Notre système de santé est plus que bouleversé par la pandémie de covid-19. Révélateur d’une crise latente, il pose questions. Pour Gomet’, Bruno Ventelou, économiste de la santé, directeur de recherche au CNRS, chercheur à Aix Marseille School of Economics au sein du département environnement santé pose les premiers jalons d’une indispensable remise en cause.
Bruno Ventelou, 53 ans, travaille sur le lien entre l’économie comportementale, la décision médicale, les choix des patients et l’offre et la demande de soins. Expert reconnu il a été membre de l’IHU Méditerranée Infection, et il a travaillé pour l’Inserm. Il collabore régulièrement avec l’Observatoire régional de la santé.
Qu’est-ce que la crise sanitaire que nous traversons a révélé sur notre système de santé ? Particulièrement sur l’hôpital public ?
Bruno Ventelou : Nous avons fait le choix d’une spécialisation des hôpitaux, ces dernières années, vers la prise en charge des maladies chroniques, des “ALD”, les affections de longue durée. La population française est un peu âgée et ses problèmes sont majoritairement les maladies chroniques (*). Ce sont des maladies qui rendent l’état de souffrance du patient durable et nécessitent une prise en charge régulière comme l’hypertension, les insuffisances respiratoires, le diabète…
Le système de santé français a muté vers la prise charge de ces maladies chroniques ; il est organisé pour traiter ces pathologies avec une durée de séjour courte. Ce choix a induit une certaine rigidité, et des cloisonnements. L’hôpital français avait complètement perdu sa capacité à répondre aux maladies infectieuses.
On n’avait pas connu cela depuis très longtemps. La dernière grande maladie infectieuse que le système de santé a eue à prendre en charge fut le sida. Ce fut un choc pour le système de santé et il a fallu faire une exception dans le système. Notre hôpital est plutôt efficace en régime permanent sur des pathologies connues, mais il a du mal à se réorganiser pour faire face au choc d’une maladie infectieuse.
Pensez-vous que notre système de santé ait un problème quantitatif, « il faut plus de moyens », ou qualitatif, celui d’un mode de gestion ?

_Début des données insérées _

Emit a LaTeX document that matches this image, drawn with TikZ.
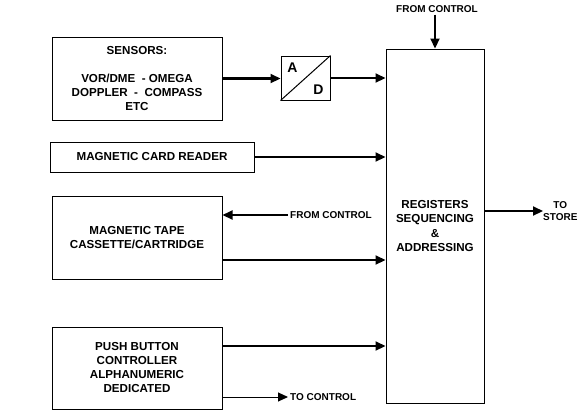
\documentclass[tikz,border=0pt]{standalone}
\usepackage{fontspec}
\setmainfont{Liberation Sans}
\usetikzlibrary{arrows.meta}

\begin{document}
\begin{tikzpicture}[x=1pt,y=-1pt,
  box/.style={draw,line width=1pt,align=center,inner sep=0pt,font=\fontsize{11.6}{14}\selectfont\bfseries},
  lbl/.style={inner sep=2pt,align=center,font=\fontsize{10}{12}\selectfont\bfseries},
  arr/.style={line width=2.2pt,-{Triangle[length=10pt,width=9pt]}},
  thinarr/.style={line width=1pt,-{Triangle[length=10pt,width=9pt]}}]
  \useasboundingbox (0,0) rectangle (579,413);
  % draw input blocks
  \node[box,minimum width=170pt,minimum height=83pt] (sensors) at (137,78.5)
    {SENSORS:\\[14pt]VOR/DME \ - OMEGA\\DOPPLER \ - \ COMPASS\\ETC};
  \node[box,minimum width=204pt,minimum height=30pt] (card) at (152,157) {MAGNETIC CARD READER};
  \node[box,minimum width=170pt,minimum height=83pt] (tape) at (137,237.5) {MAGNETIC TAPE\\CASSETTE/CARTRIDGE};
  \node[box,minimum width=170pt,minimum height=82pt] (push) at (137,368)
    {PUSH BUTTON\\CONTROLLER\\ALPHANUMERIC\\DEDICATED};
  % draw converter
  \node[draw,line width=1pt,minimum width=49pt,minimum height=44pt] (ad) at (305.5,78) {};
  \draw[line width=1pt] (ad.south west) -- (ad.north east);
  \node[font=\fontsize{14}{14}\selectfont\bfseries] (adA) at ([xshift=12pt,yshift=-12pt]ad.north west) {A};
  \node[font=\fontsize{14}{14}\selectfont\bfseries] (adD) at ([xshift=-12pt,yshift=11pt]ad.south east) {D};
  % draw register block
  \node[box,minimum width=98pt,minimum height=354pt,font=\fontsize{11.6}{14.5}\selectfont\bfseries] (reg) at (435,226)
    {REGISTERS\\SEQUENCING\\\&\\ADDRESSING};
  % labels
  \node[lbl] (fcreg) at (437,9) {FROM CONTROL};
  \node[lbl,anchor=west] (fctape) at (288,215) {FROM CONTROL};
  \node[lbl,anchor=west] (tocontrol) at (288,397) {TO CONTROL};
  \node[lbl,anchor=west,inner sep=0pt] (tostore) at (543,211) {TO\\STORE};
  % connectors
  \draw[arr] (fcreg.south -| reg.north) -- (reg.north);
  \draw[arr] (sensors.east) -- (sensors.east -| ad.west);
  \draw[arr] (ad.east) -- (ad.east -| reg.west);
  \draw[arr] (card.east) -- (card.east -| reg.west);
  \draw[arr] (fctape.west) -- (fctape.west -| tape.east);
  \draw[arr] ([yshift=-22.5pt]tape.east) -- ([yshift=-22.5pt]tape.east -| reg.west);
  \draw[arr] ([yshift=22pt]push.east) -- ([yshift=22pt]push.east -| reg.west);
  \draw[thinarr] (tocontrol.west -| push.east) -- (tocontrol.west);
  \draw[arr] (reg.east |- tostore.west) -- (tostore.west);
\end{tikzpicture}
\end{document}
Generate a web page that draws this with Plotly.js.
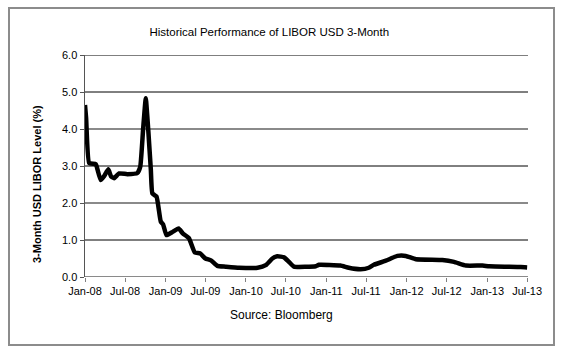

Bruno Ventelou : La société française est prête aujourd’hui à consacrer à sa santé 11 % de son PIB. C’est beaucoup moins qu’aux États-Unis qui sont à 18 % mais pour des résultats de santé très faibles. Aux USA, on y dépense beaucoup pour des gens riches qui vont gagner trois semaines d‘espérance de vie, alors que l’on délaisse de vastes populations défavorisées qui pourraient gagner des années de vie avec des dépenses limitées. Avec 11 %, nous sommes dans le haut de la moyenne des pays de l’OCDE. C’est un choix ! Notre population est vieillissante, elle a satisfait beaucoup de ses besoins (alimentation, logement, accès aux biens culturels) et nous pourrions imaginer que la France alloue une part plus grande de sa richesse à la santé pour passer de 11 à 12, à 13 ou 14 %. Le niveau macroéconomique de la dépense de santé est un débat dépassé. Longtemps certains ont défendu le fait que la santé ne devait pas croître plus vite que le PIB, c’est une vision purement quantitative et comptable discutable.